Annual Defense Bill Likely To Slip in Cyber Clampdown on Contractors
More China bashing, ill-constructed wording or what?
After the midterm elections tomorrow, Congress is expected to act on the closest thing to cybersecurity legislation it can pass without running into gridlock.
The National Defense Authorization Act, an annual must-pass package, typically includes several items intended to shore up federal computer systems. For the most part, the bill sidesteps the divisive issues, such as the regulation of private networks and domestic cyberspying.
This year, the House version of the bill would prejudice computer systems proposed for federal contracts that contain components from “a company suspected of being influenced by a foreign country, or a suspected affiliate of such a company.”
It also would disfavor contractors located near military facilities whose own private, internal networks contain such parts.
Vendors are warning lawmakers the mandate could equate to a ban on U.S. multinational companies and an invitation for the U.S. government to surveil their private communications.
“We don't know if they are after Huawei or who they are after,” Pamela Walker, senior director for homeland security with the IT Industry Council, said on Monday, referring to the Chinese telecom giant accused of cyber espionage. “What were they trying to solve with this language?”
The measure "could sweep into the bill’s scope a whole range of multinational companies -- including U.S.-based ones -- who have R&D, manufacturing and sales activities all over the world, and often related relationships with various governments," council officials stated in recommendations submitted to Congress last month. "The economic impact from the exclusion of any one reasonably sized innovative commercial IT or telecommunications company under such conditions could easily have an impact in the hundreds of millions and cost countless jobs."
House, Senate Still Haggling Over Final Version of Bill
House and Senate staff currently are reconciling differences in their two bills so that lawmakers can pass the bill by year’s end.
The clause in question would require the Pentagon and the Director of National Intelligence to inform lawmakers each time there is a contract proposal containing a part made by a company “influenced by” a foreign nation. Think firms in Russia, or even India.
The government would also have to flag corporate networks “in proximity to Department of Defense or intelligence community facilities” that might be influenced by another country. Perhaps a sandwich shop near a military base that uses routers made by Huawei.
All contracts for Defense and intelligence community IT would be affected.
The council generally backs federal efforts to bake cybersecurity into the contracting process to bolster the nation's resiliency and protect corporate intellectual property. But the group opposes the foreign manufacturing clause, which it views as too broad and vague.
The provision, industry fears, could provoke foreign backlash, cutting off U.S. companies from overseas markets.
Following revelations by ex-intelligence contractor Edward Snowden about mass online spying, many countries are already concerned about the security of U.S. products.

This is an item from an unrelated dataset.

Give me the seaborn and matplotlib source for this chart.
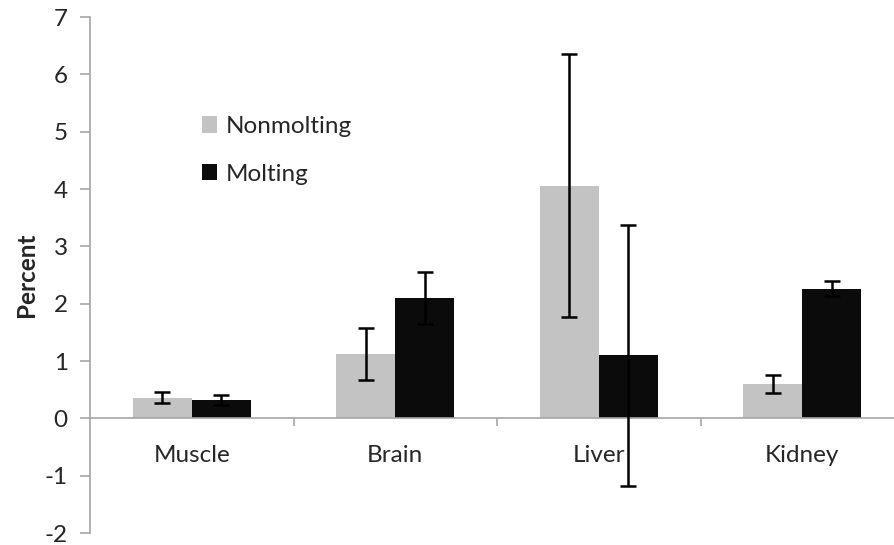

American cloud companies face losses as high as $180 billion by 2016 as a result of the leaks, James Staten, principal analyst at Forrester, said in 2013.
"Product security is a function of how a product is made, used and maintained, not only by whom or where it is made, or by the relationship a vendor has with any particular government," council officials said.
Law Could Slow Down Procurements
Geographic restrictions might actually prevent an agency from buying the best, most-secure systems, they added.
Walker said industry is “very hopeful,” based on feedback from congressional staff, the provision will be refined, though she would like it removed altogether. “It sounds like it is going to be a compromise,” she said.
The IT community raised similar objections last year when a fiscal 2014 spending package mandated the inspection of various agency systems for, specifically, malicious Chinese parts.
The measure passed and now the departments of Commerce and Justice along with NASA and the National Science Foundation must assess “any risk of cyber-espionage or sabotage" in computer systems "produced, manufactured or assembled" by entities "that may be owned, directed, or subsidized by the People’s Republic of China."
Walker said the law has “slowed down some of the procurement" in the IT realm.